Be still my heart! What an unexpected treasure! Frances article appears in the December issue of the Canadian Geographic (who knew there even was such a thing?) and rewards us with two pages of history and smart ecology surrounding this keystone species. You really must go read the whole thing, but I’ll give you some highlights to get you started. A big thanks to our Ottawa friend Donna Du Breuile for passing it my direction when a friend sent it her way. I don’t know how I missed it before!



In the 1930s, Grey Owl and Jelly Roll, his pet beaver (above), led the conservation charge. Beavers now can be seen throughout their traditional territory. (Photo: William J. Oliver/PA-15000/Library and Archives Canada)

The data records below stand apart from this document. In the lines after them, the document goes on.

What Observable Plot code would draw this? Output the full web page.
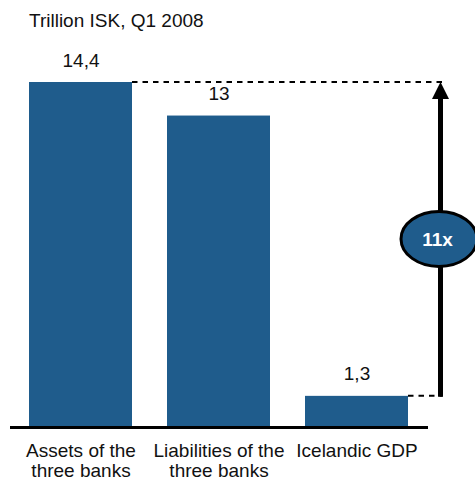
<!DOCTYPE html>
<html>
<head>
<meta charset="utf-8">
<script src="https://cdn.jsdelivr.net/npm/d3@7"></script>
<script src="https://cdn.jsdelivr.net/npm/@observablehq/plot@0.6"></script>
<style>
  html, body { margin: 0; padding: 0; background: #fff; }
  #chart { width: 475px; height: 481px; overflow: hidden; }
  #title {
    height: 40px; box-sizing: border-box; padding: 11px 0 0 29px;
    font: 19px "Liberation Sans", Arial, sans-serif; line-height: 19px; color: #111;
  }
</style>
</head>
<body>
<div id="chart">
  <div id="title"></div>
</div>
<script>
const title = "Trillion ISK, Q1 2008";
const categories = ["Assets of the\nthree banks", "Liabilities of the\nthree banks", "Icelandic GDP"];
const values = [14.4, 13, 1.3];
const valueLabels = ["14,4", "13", "1,3"];

const blue = "#1f5c8c";
const font = '"Liberation Sans", Arial, sans-serif';
const data = categories.map((c, i) => ({cat: c, value: values[i], label: valueLabels[i]}));

document.getElementById("title").textContent = title;

const topValue = values[0], lowValue = values[2];
const multiple = Math.round(topValue / lowValue) + "x";

function annotation(index, scales, channels, dims) {
  const {x, y} = scales;
  const bw = typeof x.bandwidth === "function" ? x.bandwidth() : (x.bandwidth ?? 0);
  const ax = dims.width - dims.marginRight + 12.5;
  const yTop = y(topValue), yLow = y(lowValue);
  const g = d3.create("svg:g");
  g.append("line").attr("x1", x(categories[0]) + bw).attr("x2", ax + 2)
    .attr("y1", yTop).attr("y2", yTop)
    .attr("stroke", "black").attr("stroke-width", 2).attr("stroke-dasharray", "5.5,5");
  g.append("line").attr("x1", x(categories[2]) + bw).attr("x2", ax + 2)
    .attr("y1", yLow).attr("y2", yLow)
    .attr("stroke", "black").attr("stroke-width", 2).attr("stroke-dasharray", "5.5,5");
  g.append("line").attr("x1", ax).attr("x2", ax).attr("y1", yLow + 1).attr("y2", yTop + 16)
    .attr("stroke", "black").attr("stroke-width", 5);
  g.append("path").attr("d", `M${ax},${yTop}L${ax - 8.5},${yTop + 17}L${ax + 8.5},${yTop + 17}Z`)
    .attr("fill", "black");
  const cy = (yTop + yLow) / 2;
  g.append("ellipse").attr("cx", ax - 1.5).attr("cy", cy).attr("rx", 38).attr("ry", 27.5)
    .attr("fill", blue).attr("stroke", "black").attr("stroke-width", 3);
  g.append("text").attr("x", ax - 3).attr("y", cy).attr("dy", "0.36em")
    .attr("text-anchor", "middle").attr("fill", "white")
    .attr("font-weight", "bold").attr("font-size", 19).attr("font-family", font)
    .text(multiple);
  return g.node();
}

const chart = Plot.plot({
  width: 475,
  height: 441,
  marginTop: 42,
  marginBottom: 54,
  marginLeft: 10,
  marginRight: 47,
  style: {fontFamily: font, fontSize: "19px", color: "#111", background: "white", overflow: "visible"},
  x: {domain: categories, paddingInner: 0.252, paddingOuter: 0.13, axis: null},
  y: {domain: [0, 14.4], axis: null},
  marks: [
    Plot.barY(data, {x: "cat", y: "value", fill: blue}),
    Plot.ruleY([0], {stroke: "black", strokeWidth: 3}),
    Plot.text(data, {x: "cat", y: "value", text: "label", lineAnchor: "bottom", dy: -16, fontSize: 19, fill: "#111"}),
    Plot.text(data, {x: "cat", text: "cat", frameAnchor: "bottom", lineAnchor: "top", lineHeight: 1.05, dy: 15.5, fontSize: 19, fill: "#111"}),
    annotation
  ]
});
document.getElementById("chart").appendChild(chart);
</script>
</body>
</html>
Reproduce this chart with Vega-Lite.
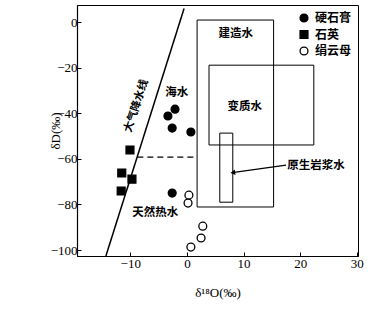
{
  "$schema": "https://vega.github.io/schema/vega-lite/v6.json",
  "width": 281,
  "height": 251,
  "autosize": {"type": "none"},
  "padding": {"left": 77, "top": 5, "right": 18, "bottom": 54},
  "background": "white",
  "config": {
    "view": {"stroke": "black", "strokeWidth": 1},
    "axis": {
      "domainColor": "black",
      "domainWidth": 1.2,
      "tickColor": "black",
      "tickSize": -4,
      "grid": false,
      "labelFont": "Liberation Serif",
      "labelFontSize": 13,
      "labelColor": "black",
      "titleFont": "Liberation Serif",
      "titleFontSize": 13,
      "titleFontWeight": "normal",
      "titleColor": "black"
    },
    "legend": {
      "orient": "none", "legendX": 221, "legendY": 7, "title": null, "padding": 0,
      "labelFont": "Noto Sans CJK SC", "labelFontSize": 12, "labelColor": "black", "labelFontWeight": "bold",
      "symbolStrokeColor": "black", "symbolStrokeWidth": 1.3, "symbolSize": 62, "rowPadding": 2.5, "labelOffset": 5
    }
  },
  "datasets": {
    "points": [
      {"x": -3.35, "y": -41.2, "type": "硬石膏"},
      {"x": -2.1, "y": -38.2, "type": "硬石膏"},
      {"x": -2.6, "y": -46.5, "type": "硬石膏"},
      {"x": 0.7, "y": -48.2, "type": "硬石膏"},
      {"x": -2.6, "y": -75.0, "type": "硬石膏"},
      {"x": -10.05, "y": -56.1, "type": "石英"},
      {"x": -11.5, "y": -66.2, "type": "石英"},
      {"x": -9.7, "y": -68.9, "type": "石英"},
      {"x": -11.6, "y": -74.1, "type": "石英"},
      {"x": 0.35, "y": -75.9, "type": "绢云母"},
      {"x": 0.2, "y": -79.4, "type": "绢云母"},
      {"x": 2.8, "y": -89.5, "type": "绢云母"},
      {"x": 2.5, "y": -94.7, "type": "绢云母"},
      {"x": 0.7, "y": -98.7, "type": "绢云母"}
    ],
    "mwl": [
      {"x": -14.3, "y": -102.6},
      {"x": -0.5, "y": 6.0}
    ],
    "dash": [
      {"x": -8.75, "y": -59.2},
      {"x": 1.7, "y": -59.2}
    ],
    "boxes": [
      {"name": "建造水", "x": 1.8, "x2": 15.3, "y": 0.9, "y2": -81.1},
      {"name": "变质水", "x": 3.9, "x2": 22.4, "y": -18.9, "y2": -53.9},
      {"name": "原生岩浆水", "x": 5.8, "x2": 8.1, "y": -48.7, "y2": -79.0}
    ],
    "arrow": [
      {"x": 17.5, "y": -62.7},
      {"x": 8.0, "y": -66.0}
    ],
    "arrowhead": [
      {"x": 8.1, "y": -66.0}
    ],
    "labels": [
      {"x": -1.8, "y": -31.1, "text": "海水"},
      {"x": 8.6, "y": -5.3, "text": "建造水"},
      {"x": 10.2, "y": -37.3, "text": "变质水"},
      {"x": 22.8, "y": -63.0, "text": "原生岩浆水"},
      {"x": -5.6, "y": -83.8, "text": "天然热水"}
    ],
    "mwlLabel": [
      {"x": -8.9, "y": -36.8, "text": "大气降水线"}
    ]
  },
  "encoding": {
    "x": {
      "field": "x",
      "type": "quantitative",
      "scale": {"domain": [-19.4, 30.2], "nice": false, "zero": false},
      "axis": {"values": [-10, 0, 10, 20, 30], "title": "δ¹⁸O(‰)", "labelFont": "Liberation Serif", "labelPadding": 5, "titlePadding": 16}
    },
    "y": {
      "field": "y",
      "type": "quantitative",
      "scale": {"domain": [-102.6, 7.5], "nice": false, "zero": false},
      "axis": {"values": [0, -20, -40, -60, -80, -100], "title": "δD(‰)", "labelFont": "Liberation Serif", "labelPadding": 4, "titlePadding": -12}
    }
  },
  "layer": [
    {
      "data": {"name": "boxes"},
      "mark": {"type": "rect", "fill": null, "fillOpacity": 0, "stroke": "black", "strokeWidth": 1},
      "encoding": {
        "x2": {"field": "x2"},
        "y2": {"field": "y2"}
      }
    },
    {
      "data": {"name": "mwl"},
      "mark": {"type": "line", "color": "black", "strokeWidth": 1.5},
      "encoding": {}
    },
    {
      "data": {"name": "dash"},
      "mark": {"type": "line", "color": "black", "strokeWidth": 1.2, "strokeDash": [6, 4]},
      "encoding": {}
    },
    {
      "data": {"name": "arrow"},
      "mark": {"type": "line", "color": "black", "strokeWidth": 1.2},
      "encoding": {}
    },
    {
      "data": {"name": "arrowhead"},
      "mark": {"type": "point", "shape": "triangle-left", "filled": true, "color": "black", "size": 30, "angle": -8, "opacity": 1}
    },
    {
      "data": {"name": "points"},
      "mark": {"type": "point", "filled": true, "strokeWidth": 1.3, "size": 62, "opacity": 1},
      "encoding": {
        "shape": {
          "field": "type",
          "type": "nominal",
          "scale": {"domain": ["硬石膏", "石英", "绢云母"], "range": ["circle", "square", "circle"]},
          "legend": {}
        },
        "fill": {
          "field": "type",
          "type": "nominal",
          "scale": {"domain": ["硬石膏", "石英", "绢云母"], "range": ["black", "black", "white"]},
          "legend": {}
        },
        "stroke": {
          "field": "type",
          "type": "nominal",
          "scale": {"domain": ["硬石膏", "石英", "绢云母"], "range": ["black", "black", "black"]},
          "legend": {}
        }
      }
    },
    {
      "data": {"name": "labels"},
      "mark": {"type": "text", "font": "Noto Sans CJK SC", "fontSize": 11.5, "fontWeight": "bold", "color": "black", "align": "center", "baseline": "middle"},
      "encoding": {"text": {"field": "text"}}
    },
    {
      "data": {"name": "mwlLabel"},
      "mark": {"type": "text", "font": "Noto Sans CJK SC", "fontSize": 11, "fontWeight": "bold", "color": "black", "align": "center", "baseline": "middle", "angle": -72},
      "encoding": {"text": {"field": "text"}}
    }
  ]
}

Grey Owl’s death in 1938 spared him from seeing how quickly his beloved beavers fell into disfavour once they became plentiful. The first systematic survey of Prince Albert National Park, conducted in 1935, pegged the resident beaver population at approximately 500. By the 1940s, park officials were live trapping “surplus” beavers and relocating them to other public lands in a futile attempt to curb their numbers. In 1952, with the population nearing 15,000, they switched to lethal traps and killed thousands of beavers before moving to a more benevolent management approach a few years later.

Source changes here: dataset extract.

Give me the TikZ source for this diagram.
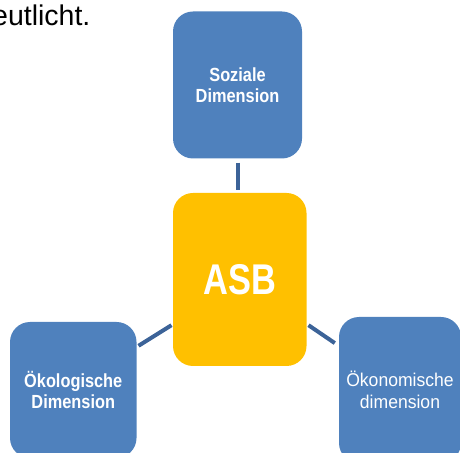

I love that the article includes Grey Owl, but if I were Frances’ editor I’d make sure she launched straight into a discussion of flow devices and how the very real problems beavers cause can be successfully managed. People need to know two things about beavers: certainly that they’re useful and good, which Frances really promotes beautifully – but also that the problems that they cause can be easily solved.

Let’s face it, we humans won’t do much that’s not easy.

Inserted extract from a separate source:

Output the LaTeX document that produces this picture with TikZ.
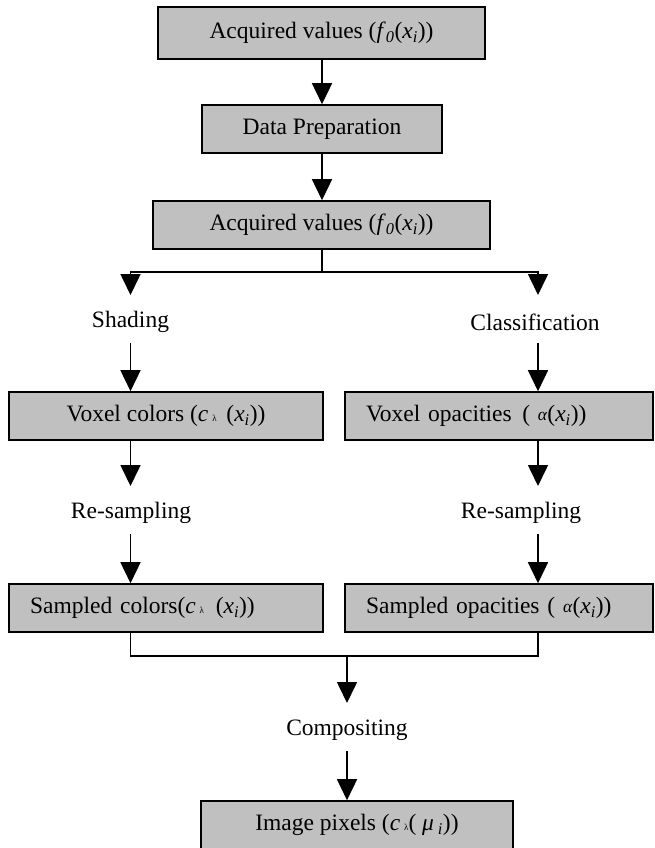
\documentclass[tikz,border=0pt]{standalone}
\usepackage{fontspec}
\setmainfont{Liberation Serif}
\usetikzlibrary{arrows.meta}
\definecolor{boxgray}{RGB}{192,192,192}
\newcommand{\xsub}{\textit{x}\textsubscript{\textit{i}}}
\newcommand{\lamsm}{{\fontsize{9}{9}\selectfont λ}}
\newcommand{\alsm}{\raisebox{0.15ex}{\fontsize{17.5}{17.5}\selectfont\textit{α}}}
\begin{document}
\begin{tikzpicture}[x=1pt,y=-1pt,
  txt/.style={font=\fontsize{23.5}{28}\selectfont},
  box/.style={txt, draw=black, line width=1.6pt, fill=boxgray, inner sep=0pt, minimum height=48pt},
  lbl/.style={txt, inner sep=0pt, minimum height=42pt},
  conn/.style={line width=1.6pt},
  arr/.style={conn, -{Triangle[width=20pt,length=21pt]}}]
\useasboundingbox (0,0) rectangle (654,848);

% boxes
\node[box, minimum width=327pt, minimum height=52pt] (b1) at (321.5,33) {Acquired values (\textit{f}\textsubscript{\textit{0}}(\xsub))};
\node[box, minimum width=240pt] (b2) at (322,129) {Data Preparation};
\node[box, minimum width=337pt] (b3) at (321.5,225) {Acquired values (\textit{f}\textsubscript{\textit{0}}(\xsub))};
\node[box, minimum width=314pt] (vc) at (166,416) {Voxel colors (\textit{c}\,\lamsm\, (\xsub))};
\node[box, minimum width=308pt, text width=266pt, align=left] (vo) at (499,416) {Voxel opacities\hspace{0.45em}( \alsm(\xsub))};
\node[box, minimum width=314pt, text width=272pt, align=left] (sc) at (166,608) {Sampled colors(\textit{c}\,\lamsm\, (\xsub))};
\node[box, minimum width=308pt, text width=266pt, align=left] (so) at (499,608) {Sampled opacities ( \alsm(\xsub))};
\node[box, minimum width=312pt] (ip) at (357,825) {Image pixels (\textit{c}\,\lamsm( \textit{μ}\,\textsubscript{\textit{i}}))};

% labels
\node[lbl] (sh) at (130.5,322) {Shading};
\node[lbl] (cl) at (535,322) {Classification};
\node[lbl] (rsL) at (131,513) {Re-sampling};
\node[lbl] (rsR) at (521,513) {Re-sampling};
\node[lbl] (co) at (347,730) {Compositing};

% helper coordinates
\coordinate (j1) at (322,272);
\coordinate (tL) at (130.5,295);
\coordinate (tR) at (538,295);
\coordinate (tL2) at (130.5,486);
\coordinate (tR2) at (538,486);
\coordinate (j2) at (347,656);
\coordinate (tM) at (347,703);

% connectors
\draw[arr] (b1.south -| j1) -- (b2.north -| j1);
\draw[arr] (b2.south -| j1) -- (b3.north -| j1);
\draw[conn] (b3.south -| j1) -- (j1);
\draw[arr] (j1) -| (tL);
\draw[arr] (j1) -| (tR);
\draw[arr] (sh.south -| tL) -- (vc.north -| tL);
\draw[arr] (cl.south -| tR) -- (vo.north -| tR);
\draw[arr] (vc.south -| tL) -- (tL2);
\draw[arr] (vo.south -| tR) -- (tR2);
\draw[arr] (rsL.south -| tL) -- (sc.north -| tL);
\draw[arr] (rsR.south -| tR) -- (so.north -| tR);
\draw[conn] (sc.south -| tL) |- (j2) -| (so.south -| tR);
\draw[arr] (j2) -- (tM);
\draw[arr] (co.south -| tM) -- (ip.north -| tM);
\end{tikzpicture}
\end{document}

Like Westbrook, Glynnis Hood, an associate professor of environmental studies at the University of Alberta, is working on addressing our ecological amnesia and determining what beavers mean to North America. Fittingly, Hood works in the Beaver Hills, just east of Edmonton.

Pocked with shallow sloughs and pothole lakes, this rolling, hillocky landscape lost its namesake in the mid-1800s and remained without beavers until 1941, when a few individuals were reintroduced to Elk Island National Park. When Hood and her co-investigator Suzanne Bayley analyzed park beaver census figures, climate data and aerial photographs for the period between 1948 and 2002, they discovered that wetlands with active beaver colonies had nine times more open water than those without, regardless of the amount of precipitation. In 2002, which was drier than the notorious Dust Bowl era of the 1930s, the beaverless wetlands were visibly more parched than the occupied sites; some were even reduced to mud flats.

“Our results,” wrote Hood and Bayley in a journal article published in 2008, “confirmed that beaver have an overwhelming influence on wetland creation and maintenance and can mitigate the effects of drought.” Citing climatechange models that predict increasingly frequent and persistent droughts, they recommended that we make more of an effort to coexist with beavers — by installing perforated pipes to regulate flow, for example, instead of removing problem dams — and even recruit them to help with wetland rehabilitation projects. While the language may be academic, the message is clear: we need to rethink our relationship with beavers and learn to appreciate them as stewards of our most precious resource.

Go Glynnis and Cherie! Smart minds using smarter research to stem the tide of beaver-stupid that is storming the land. Go read the entire article and think for a moment about the number of fronts this battle has to be fought on. Small scale wars in communities like Martinez, tribal and regional efforts focused on certain species like salmon, legislative efforts like the hard-won relocation bill in Washington state last year, and pragmatic neighbor-to-neighbor conversations like wrapping instead of trapping. It’s a mammoth, leviathan battle of epic proportions.

I see the wake first, then the wedge-shaped head and a sliver of back. The beaver’s blunt nose creases the water, but not even a ripple betrays the hidden kicks that power its smooth, forward momentum. Suddenly, the tail flicks up and smacks the surface with a gunshot crack. As the beaver corkscrews out of sight in a blur of brown, sunlit droplets explode like fireworks. Gone, but not gone for good. Smiling, I watch the expanding circle of wavelets vanish into the cattails.